Anesthetized patients who received motivational messages during surgery recover better. This means in a broad way patients understand what they hear while under anesthesia so negative comments made by members of the surgical team are likely to be understood.

Heart patients who received brief counselling sessions for the three weeks of their hospital stay had faster recoveries, fewer complications and less sadness.

Being paired with a roommate who is recovering from the surgery a patient is waiting to undergo will reduce their level of anxiety. This may be because it cuts down on the shared worrying that two patients awaiting the same treatment might experience.
Children are less able to understand what is happening to them than adults. This can be a blessing and a curse in that it can make some kids more frightened than need be and some less frightened than need be.

Hospitalized in the Early Years of Childhood

Toddlers often can adjust easily to the needs of medical treatment as they are often required to sit or stay immobile for longer periods than they like.

Many kids experience separation anxiety, this peaks at 15 months.

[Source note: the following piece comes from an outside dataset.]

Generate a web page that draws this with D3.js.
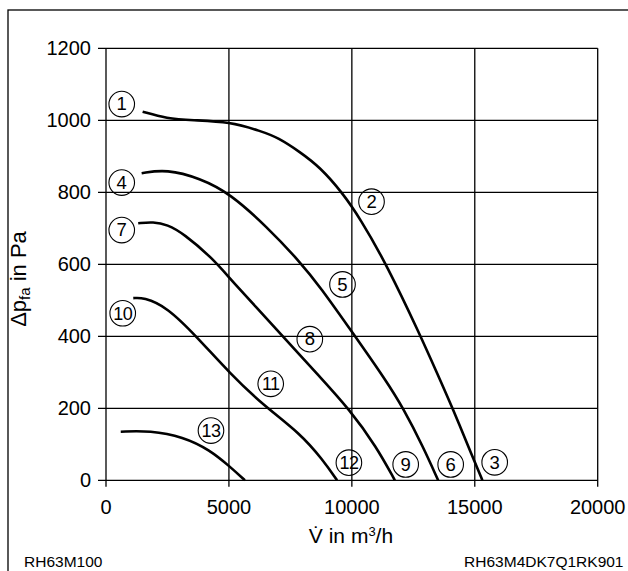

Prolonged stays in hospitals can cause children to be more anxious at home once they have been discharged.

Very young children do not think logically and some may see their hospital stay as a punishment. They may be easily scared by disfigured patients or people who have experienced amputations.

Hospitalized School Age Children

The idea of illness as a punishment can continue in this age range but children this age have better cognitive development and this allows them to cope with illness better.

Four aspects of hospitalization become more difficult for children as they get older.

1. the older kids get the more self-control they are used to having and hospitalization takes this away

2. their increased cognitive abilities allow them to worry more about their outcomes and treatment

3. being away from friends can cause them to worry about permanent damage to their social lives

4. particularly after puberty, kids are more sensitive about exposing their bodies

Helping Children Cope With Hospitalization

Many children suffer long term fears after being hospitalized. Some hospitals try to prevent this by allowing a parent to bunk in with the sick child.

Other approaches involve pamphlets, films and information as well as puppet shows that demonstrate hospital procedures. These are effective in relieving stress in many children but not for all.

But age, experience and coping styles can affect when the best time to present this information to the child is.
Here are some of the most commonly used tools used in assessing a patient's needs:

Assessing Emotional Adjustment

Many CVD patients suffer from depression and pessimism which predicts slower recovery and poorer outcomes. They may suffer from high anxiety and lower levels of personal control.

Generally two methods are used for assessing emotional adjustment, diagnostic interviews and questionnaires

Many of these interviews are set out or guided by the DSM . Clinicians sometimes apply a less formal interview instead but these time saving measures tend to be less useful.

Two types of questionnaires are used in assessing emotional difficulties. One focuses on a single disorder and the other screens for a range of disorders, the best know is the MMPI.

The MMPI has ten scales that assess specific disorders. Three of these scales are particularly relevant for providing psychological help to medical patients.

1. Hypochondriasis which assesses peoples preoccupation and complaints about their physical health

2. Depression which measures feelings of unhappiness, pessimism and hoplelessness

3. Hysteria which assesses people's tendency to cope with problems through avoidance strategies and developing physical symptoms

Specialized Tests for Medical Patients

There are tests that measure Type A and Type B behavior.

The Millon Behavioral Medicine Diagnostic contains 165 questions that measure coping styles, negative health habits and stress moderators.

The Psychological Adjustment to Illness Scale is another test designed for use with medical patients. It is designed to test seven psychological characteristics of a patients life. The PAIS appears able to measure adjustment problems in patients with kidney disease, hypertension, and cancer.